Affari che per il boss cadono a picco il 2 maggio del 2018 quando un tir con 16 tonnellate di materiale radioattivo illegale viene fermato per un controllo di polizia durante il suo viaggio da una società di Brescia, dove aveva caricato il materiale, a una ditta di Arcore, in provincia di Monza e Brianza, per conto della All Metall, la società riconducibile a Marchio e a Vallelonga. Alla guida del camion c'è Benedetto Parisi, seguito subito dietro dall'intermediario Fabrizio Motta. I due per tutto il viaggio stanno sempre in contatto, preoccupati di un possibile controllo. Motta infatti a un certo punto avvisa Parisi avvisandolo che il telo è messo male e si vede la merce: "Non è che uno vede dietro i sacchi e per una stronzata ti ferma? (…) Perché se fanno il controllo del materiale mi mettono in galera", si sente l'intermediario ripetere in una intercettazione. La situazione precipita quando Parisi comunica a Motta: "Mi hanno fermato sono nella m***a". E a far crollare il "sistema" è proprio l'alta radioattività del materiale: "Do per scontato che la roba è italiana… ma fatta arrivare da dove?

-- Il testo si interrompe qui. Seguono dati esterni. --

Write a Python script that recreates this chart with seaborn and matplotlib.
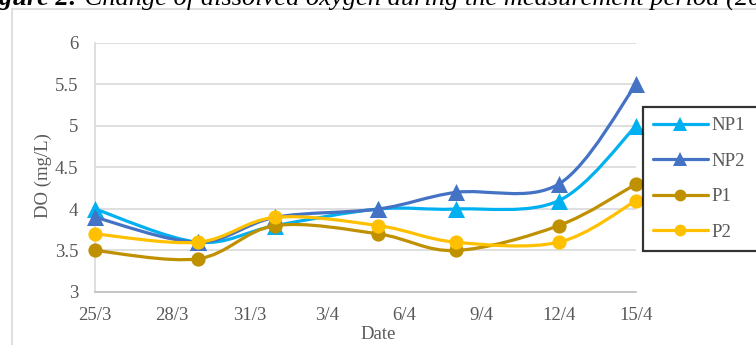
import numpy as np
import pandas as pd
import matplotlib
matplotlib.use("Agg")
import matplotlib.pyplot as plt
import matplotlib.dates as mdates
from matplotlib.path import Path
from matplotlib.patches import PathPatch
from matplotlib.lines import Line2D
import seaborn as sns

# Measurement dates (day/month) and dissolved oxygen readings (mg/L)
dates = ["25/3", "29/3", "1/4", "5/4", "8/4", "12/4", "15/4"]
np1 = [4.0, 3.6, 3.8, 4.0, 4.0, 4.1, 5.0]
np2 = [3.9, 3.6, 3.9, 4.0, 4.2, 4.3, 5.5]
p1 = [3.5, 3.4, 3.8, 3.7, 3.5, 3.8, 4.3]
p2 = [3.7, 3.6, 3.9, 3.8, 3.6, 3.6, 4.1]
series_names = ["NP1", "NP2", "P1", "P2"]
tick_labels = ["25/3", "28/3", "31/3", "3/4", "6/4", "9/4", "12/4", "15/4"]
y_ticks = [3, 3.5, 4, 4.5, 5, 5.5, 6]

colors = {"NP1": "#00B0F0", "NP2": "#4472C4", "P1": "#BF9000", "P2": "#FFC000"}
markers = {"NP1": "^", "NP2": "^", "P1": "o", "P2": "o"}
msize = {"NP1": 150, "NP2": 150, "P1": 105, "P2": 105}

sns.set_style("white")
plt.rcParams["font.family"] = ["Liberation Serif", "DejaVu Serif"]
TXT = "#595959"
GRID = "#D9D9D9"
FS = 13.5

x_num = mdates.date2num(pd.to_datetime(dates, format="%d/%m"))
tick_pos = mdates.date2num(pd.to_datetime(tick_labels, format="%d/%m"))

values = {"NP1": np1, "NP2": np2, "P1": p1, "P2": p2}
df = pd.concat(
    [pd.DataFrame({"x": x_num, "DO": values[s], "series": s}) for s in series_names],
    ignore_index=True,
)


def smooth_path(xs, ys):
    """Cubic Bezier through every point (Catmull-Rom style tangents)."""
    pts = np.column_stack([xs, ys]).astype(float)
    n = len(pts)
    verts = [pts[0]]
    codes = [Path.MOVETO]
    for i in range(n - 1):
        q0 = pts[max(i - 1, 0)]
        q1 = pts[i]
        q2 = pts[i + 1]
        q3 = pts[min(i + 2, n - 1)]
        verts += [q1 + (q2 - q0) / 6.0, q2 - (q3 - q1) / 6.0, q2]
        codes += [Path.CURVE4] * 3
    return Path(verts, codes)


fig = plt.figure(figsize=(7.56, 3.45), dpi=100)
ax = fig.add_axes([95 / 756, 1 - 292 / 345, 541 / 756, 249 / 345])

for k, s in enumerate(series_names):
    sub = df[df["series"] == s]
    ax.add_patch(PathPatch(smooth_path(sub["x"], sub["DO"]), facecolor="none",
                           edgecolor=colors[s], lw=2.3, capstyle="round",
                           joinstyle="round", zorder=3 + 2 * k))
    sns.scatterplot(data=sub, x="x", y="DO", ax=ax, color=colors[s],
                    marker=markers[s], s=msize[s], linewidth=0,
                    legend=False, zorder=4 + 2 * k, clip_on=False)

ax.set_xlim(tick_pos[0], tick_pos[-1])
ax.set_ylim(3, 6)
ax.set_xticks(tick_pos)
ax.set_xticklabels(tick_labels)
ax.set_yticks(y_ticks)
ax.set_yticklabels([f"{v:g}" for v in y_ticks])
ax.tick_params(axis="both", length=0, labelsize=FS, colors=TXT)
ax.tick_params(axis="x", pad=11)
ax.tick_params(axis="y", pad=12)
ax.yaxis.grid(True, color=GRID, lw=1.2)
ax.set_axisbelow(True)
for side in ["top", "right"]:
    ax.spines[side].set_visible(False)
ax.spines["bottom"].set_color("#BFBFBF")
ax.spines["bottom"].set_linewidth(1.2)
ax.spines["left"].set_color(GRID)
ax.spines["left"].set_linewidth(1.2)

ax.set_xlabel("Date", fontsize=FS, color=TXT)
ax.xaxis.set_label_coords((378 - 95) / 541, -(326 - 292) / 249)
ax.set_ylabel("")
fig.text(43.5 / 756, 1 - 176 / 345, "DO (mg/L)", rotation=90, ha="center",
         va="center", fontsize=FS, color=TXT)

# Outer chart frame
fig.add_artist(Line2D([11.5 / 756, 1.0], [1 - 9 / 345, 1 - 9 / 345],
                      transform=fig.transFigure, color=GRID, lw=1.2))
fig.add_artist(Line2D([11.5 / 756, 11.5 / 756], [0.0, 1 - 9 / 345],
                      transform=fig.transFigure, color=GRID, lw=1.2))

# Caption above the chart
ty = 1 - 5 / 345
fig.text(78 / 756, ty, "Figure 2:", ha="right", va="baseline", fontsize=19,
         fontstyle="italic", fontweight="bold", color="black")
fig.text(78 / 756, ty, " Change of dissolved oxygen during the measurement period (2020)",
         ha="left", va="baseline", fontsize=19, fontstyle="italic", color="black")

handles = [Line2D([], [], color=colors[s], lw=2.3, marker=markers[s],
                  markersize=9.5 if markers[s] == "^" else 8.5, markeredgewidth=0)
           for s in series_names]
leg = fig.legend(handles, series_names, loc="upper left",
                 bbox_to_anchor=(643 / 756, 1 - 253 / 345, 0.3, 146 / 345),
                 mode="expand", fontsize=FS, frameon=True, fancybox=False,
                 borderpad=0.53, handlelength=2.93, handletextpad=0.2,
                 labelspacing=0.98, borderaxespad=0)
leg.get_frame().set_edgecolor("black")
leg.get_frame().set_linewidth(1.6)
for t in leg.get_texts():
    t.set_color(TXT)

fig.savefig("out.png", dpi=100)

In cavi da Chernobyl per avere una radioattività del genere?", aveva detto preoccupato Motta qualche ora prima confidandosi con un suo fedelissimo.

Il legame tra il boss e l'intermediario Motta

Due giorni dopo, Motta veniva ancora intercettato mentre cercava di chiudere i suoi conti con il boss Vallelonga dicendosi stanco della sua situazione professionale, una parte ormai pregiudicata dopo il sequestro del materiale radioattivo: "A me si attaccano al c**o ste teste di c**o (riferito alle forze dell'ordine), mi interessa basta fuori dai c******i. Cosimo questi sono i suoi 200. Basta, mi faccia un favore: io le voglio bene ma si tenga lontano da me". Da queste parole gli inquirenti erano riusciti a risalire che l'entità del debito che Motta aveva contratto con il boss, ovvero 200mila euro. Il legame e la preoccupazione dell'intermediario era poi stato anche registrato in un colloquio telefonico con la moglie.

Il supporto di professionisti

Il sistema illegale reggeva con il supporto anche di professionisti, per lo più notai e avvocati, a cui il boss si affidava per avere consigli su come e quando dichiarare il fallimento di una società e aprirne un'altra: a capo di queste ditte, spesso, c'erano prestanomi e zero documentazione societaria perché il boss si serviva solo dei loro conti correnti. Un sistema, quello di società fantasma, su cui ormai la ‘ndrangheta punta già da tempo. Senza contare che la criminalità organizzata a Lecco ha costruito un solido sodalizio mafioso ormai dai tempi della famiglia di Coco Trovato, il boss indiscusso della Brianza Lecchese negli anni Ottanta e Novanta. Poi le sue redini criminali sono passate nelle mani dei suoi giovani fedelissimi.